I don’t know what it is about me and orioles: I just can’t keep track of which ones I have and haven’t seen. Last May I thought I’d seen Hooded Oriole before, but I hadn’t. What I’d seen at Starr Ranch a couple of years ago was a Scott’s. Then this January I forgot all about that Scott’s , and double counted Scotty in Union Square Park as my life Scott’s.

I eventually cleared that up, but last Sunday I did it again. I was birding with Alberto Marcone, visiting from Italy; and local birder Toni Bryant was showing us around Upper Newport Bay. She found a beautiful Bullock’s Oriole in full breeding plumage which I initially misidentified as a Hooded Oriole. Toni politely corrected me, but I still didn’t realize that this beautiful orange bird with a very distinct face pattern was a new bird for me.

In fact, I didn’t figure that out until I was checking my eBird list a few days later and noticed it showed up there as a life bird. I quickly checked back with my complete list (which includes some species from outside the eBird area, as well as a few I only saw prior to eBird’s launch) and sure enough: Bullock’s Oriole was life bird #404.

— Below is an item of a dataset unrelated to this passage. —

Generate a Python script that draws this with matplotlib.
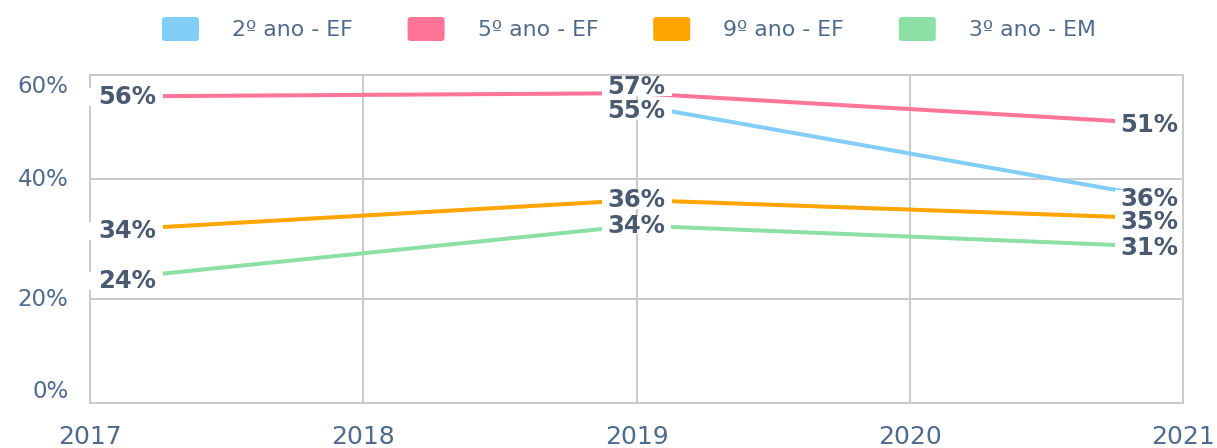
import numpy as np
import matplotlib
matplotlib.use("Agg")
import matplotlib.pyplot as plt
from matplotlib.patches import FancyBboxPatch, Rectangle
from matplotlib.ticker import NullLocator
from matplotlib.transforms import IdentityTransform

# ---------------- data ----------------
years = [2017, 2018, 2019, 2020, 2021]
point_years = [2017, 2019, 2021]
series_names = ["2º ano - EF", "5º ano - EF", "9º ano - EF", "3º ano - EM"]

values_2ef = [np.nan, 54.2, 36.2]
values_5ef = [55.85, 56.5, 50.4]
values_9ef = [31.3, 36.5, 33.3]
values_3em = [23.0, 32.25, 28.55]

labels_2ef = [None, "55%", "36%"]
labels_5ef = ["56%", "57%", "51%"]
labels_9ef = ["34%", "36%", "35%"]
labels_3em = ["24%", "34%", "31%"]

y_ticks = [0, 20, 40, 60]
y_tick_labels = ["0%", "20%", "40%", "60%"]

colors = ["#83CDFA", "#FF7598", "#FFA500", "#8CE0A5"]
all_values = [values_2ef, values_5ef, values_9ef, values_3em]
all_labels = [labels_2ef, labels_5ef, labels_9ef, labels_3em]

TICK_COLOR = "#4E6A8C"
LABEL_COLOR = "#4A5A70"
GRID_COLOR = "#CACACA"
FONT = "DejaVu Sans"

W, H, DPI = 1217, 448, 100
fig = plt.figure(figsize=(W / DPI, H / DPI), dpi=DPI)
fig.patch.set_facecolor("white")

ax = fig.add_axes([90 / W, 45 / H, (1183 - 90) / W, (403 - 75) / H])

# piecewise-linear y scale (gridlines are not evenly spaced in the original)
KN = np.array([-1000.0, 0.0, 20.0, 40.0, 60.0, 1060.0])
_p = np.array([0, 104, 224, 328]) / 328 * 60
_s = _p[1] / 20
KP = np.array([-1000 * _s, _p[0], _p[1], _p[2], _p[3], 60 + 1000 * _s])


def fwd(v):
    return np.interp(np.asarray(v, float), KN, KP)


def inv(u):
    return np.interp(np.asarray(u, float), KP, KN)


ax.set_yscale("function", functions=(fwd, inv))
ax.set_xlim(2017, 2021)
ax.set_ylim(0, 60)
ax.set_xticks(years)
ax.set_xticklabels([str(y) for y in years])
ax.set_yticks(y_ticks)
ax.set_yticklabels(y_tick_labels)
ax.yaxis.set_minor_locator(NullLocator())
ax.xaxis.set_minor_locator(NullLocator())

ax.grid(True, color=GRID_COLOR, lw=1.4)
ax.set_axisbelow(True)
for sp in ax.spines.values():
    sp.set_color(GRID_COLOR)
    sp.set_linewidth(1.4)
ax.spines["right"].set_zorder(4.5)

ax.tick_params(axis="x", length=0, pad=15.5, labelsize=18, labelcolor=TICK_COLOR)
ax.tick_params(axis="y", length=0, pad=15.5, labelsize=16.5, labelcolor=TICK_COLOR)
for lbl in ax.get_xticklabels() + ax.get_yticklabels():
    lbl.set_family(FONT)
for lbl, va in zip(ax.get_yticklabels(), ["bottom", "center", "center", "top"]):
    lbl.set_va(va)

# lines
for vals, col in zip(all_values, colors):
    ax.plot(point_years, vals, color=col, lw=2.9, solid_capstyle="butt", zorder=2)

# data labels with simple vertical collision avoidance
GAP = 23.5
x_offsets_px = {0: 37, 1: 0, 2: -34}
pad_left = {0: 11, 1: 6, 2: 5}
pad_right = {0: 7, 1: 6, 2: 12}


def spread(ts, gap):
    pos = list(ts)
    for _ in range(100):
        moved = False
        for i in range(len(pos) - 1):
            d = pos[i + 1] - pos[i]
            if d < gap - 1e-6:
                sh = (gap - d) / 2
                pos[i] -= sh
                pos[i + 1] += sh
                moved = True
        if not moved:
            break
    return pos


texts = []
for idx, yr in enumerate(point_years):
    items = []
    for s, (vals, labs) in enumerate(zip(all_values, all_labels)):
        if labs[idx] is None or np.isnan(vals[idx]):
            continue
        yd = ax.transData.transform((yr, vals[idx]))[1]
        items.append((H - yd, s))
    items.sort()
    new_t = spread([t for t, _ in items], GAP)
    for (t0, s), t1 in zip(items, new_t):
        dy_pt = -(t1 - t0) * 72 / DPI
        dx_pt = x_offsets_px[idx] * 72 / DPI
        t = ax.annotate(all_labels[s][idx], xy=(yr, all_values[s][idx]),
                        xytext=(dx_pt, dy_pt), textcoords="offset points",
                        ha="center", va="center", fontsize=17.5, fontweight="bold",
                        color=LABEL_COLOR, family=FONT, zorder=5,
                        annotation_clip=False)
        texts.append((t, idx))

# white backgrounds behind the data labels (drawn below all label texts)
fig.canvas.draw()
renderer = fig.canvas.get_renderer()
for t, idx in texts:
    bb = t.get_window_extent(renderer)
    shrink = 3
    ax.add_artist(Rectangle((bb.x0 - pad_left[idx], bb.y0 + shrink),
                            bb.width + pad_left[idx] + pad_right[idx],
                            bb.height - 2 * shrink,
                            transform=IdentityTransform(), fc="white", ec="none",
                            zorder=4, clip_on=False))

# legend (drawn in pixel coordinates on an overlay axes)
lax = fig.add_axes([0, 0, 1, 1])
lax.set_xlim(0, W)
lax.set_ylim(H, 0)
lax.axis("off")
for i, (name, col) in enumerate(zip(series_names, colors)):
    x0 = 162 + i * 245.6
    lax.add_patch(FancyBboxPatch((x0, 17), 37, 24,
                                 boxstyle="round,pad=0,rounding_size=3",
                                 fc=col, ec="none"))
    lax.text(x0 + 70, 29.5, name, va="center", ha="left", fontsize=15.8,
             color=TICK_COLOR, family=FONT)

fig.savefig("out.png", dpi=DPI, facecolor="white")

A little later in the afternoon Alberto and I found a Golden Plover at Bolsa Chica. This was almost certainly a Pacific Golden Plover from the location and time of year. However in non-breeding plumage it’s virtually indistinguishable from an American Golden Plover. (Both birds are possible but unlikely at this location at this time. However the Pacific Golden Plover is merely unlikely while the American Golden Plover is extremely unlikely.) I don’t think I’ll count this one just yet. More should be coming through in the Fall when the plumage is more distinguishable.

We made one final stop at Huntington State Beach across from Bolsa Chica, and added Surf Scoter to the list. Unfortunately we didn’t succeed in finding any of Alberto’s target birds, though he did find the California Gnatcatcher the next day by himself.

Total species count was 66:

  • American Wigeon
  • Mallard
  • Cinnamon Teal
  • Northern Shoveler
  • Lesser Scaup
  • Surf Scoter
  • Bufflehead
  • Pied-billed Grebe
  • Horned Grebe
  • Brown Pelican
  • Brandt’s Cormorant
  • Double-crested Cormorant
  • Great Blue Heron
  • Great Egret
  • Snowy Egret
  • Black-crowned Night-Heron
  • American Kestrel
  • American Coot
  • Black-bellied Plover
  • Pacific Golden-Plover
  • Semipalmated Plover
  • American Avocet
  • Greater Yellowlegs
  • Willet
  • Lesser Yellowlegs
  • Long-billed Curlew
  • Marbled Godwit
  • Ruddy Turnstone
  • Sanderling
  • Western Sandpiper
  • Least Sandpiper
  • Dunlin
  • Long-billed Dowitcher
  • Ring-billed Gull
  • California Gull
  • Western Gull
  • Forster’s Tern
  • Royal Tern
  • Rock Pigeon
  • Mourning Dove
  • American Crow
  • European Starling
  • Common Yellowthroat
  • Savannah Sparrow (Belding’s)
  • Song Sparrow
  • Red-winged Blackbird
  • House Finch
  • Mallard
  • Blue-winged Teal
  • Green-winged Teal
  • Ruddy Duck
  • Osprey
  • Northern Harrier
  • Caspian Tern
  • Royal Tern
  • Black Skimmer
  • Rufous/Allen’s Hummingbird
  • Belted Kingfisher
  • Cassin’s Kingbird
  • Common Raven
  • Bushtit
  • Yellow-rumped Warbler (Audubon’s)
  • California Towhee
  • Hooded Oriole
  • Bullock’s Oriole
  • Lesser Goldfinch

Not bad considering that we didn’t get started till about 1:00 in the afternoon. If we could have started at 6:00, visited one of the sites up in the hills like Santiago Oaks, and maybe added the freshwater at San Joaquin, we probably could have cracked 100 for the day.